Excerpts of PBS Weighs Separation Of Church & Stations by Paul Farhi of the Washington Post
PBS stations are debating the limits of one of public television's basic commandments: Thou shalt not broadcast religious programming. The discussion, some station managers fear, could lead to a ban on faith-oriented programs that have appeared on public stations for decades despite the prohibition.
The Public Broadcasting Service's board is to vote next month on a committee's recommendation to strip the affiliation of any station that carries "sectarian" content.

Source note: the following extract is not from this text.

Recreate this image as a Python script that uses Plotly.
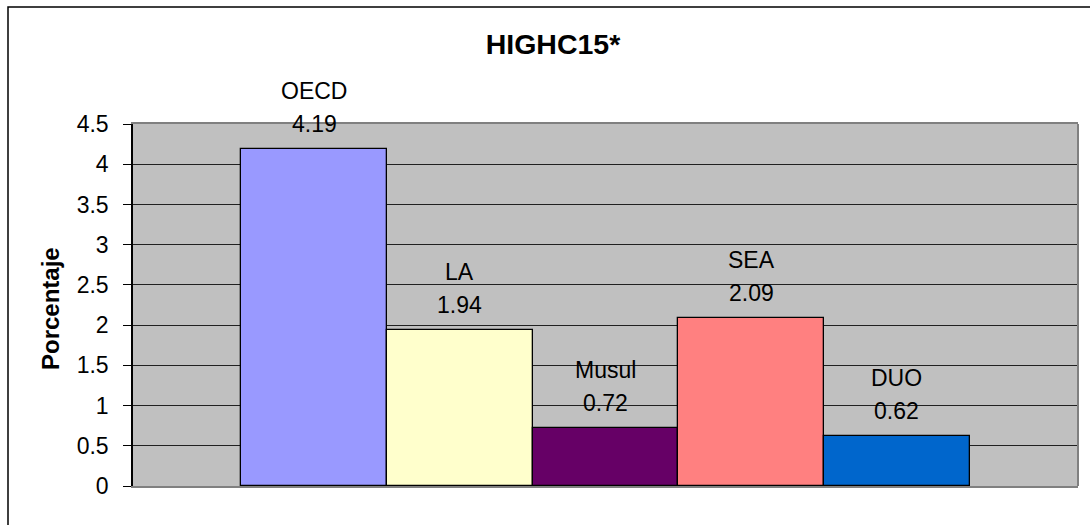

Under bylaws enacted in 1985, PBS stations are required to present programs that are noncommercial, nonpartisan and nonsectarian. The rules were put in place to ensure balance and fairness among PBS-affiliated stations.
The definition of "nonsectarian" programming has always been loosely interpreted, and the rule has never been strictly enforced, according to PBS officials.
The current proposal would deem "religious services of faith-based groups" as inappropriate. "The intent is for [PBS stations] to show editorial independence," Lawson said.
KBYU in Provo, Utah, for example, is operated by Brigham Young University, which in turn is affiliated with the Mormon Church. The station airs much of the usual PBS fare -- "Arthur," "Barney," "The NewsHour With Jim Lehrer" -- but also broadcasts two hours a day of "BYU Devotional," which includes lectures from leaders of the Church of Jesus Christ of Latter-day Saints.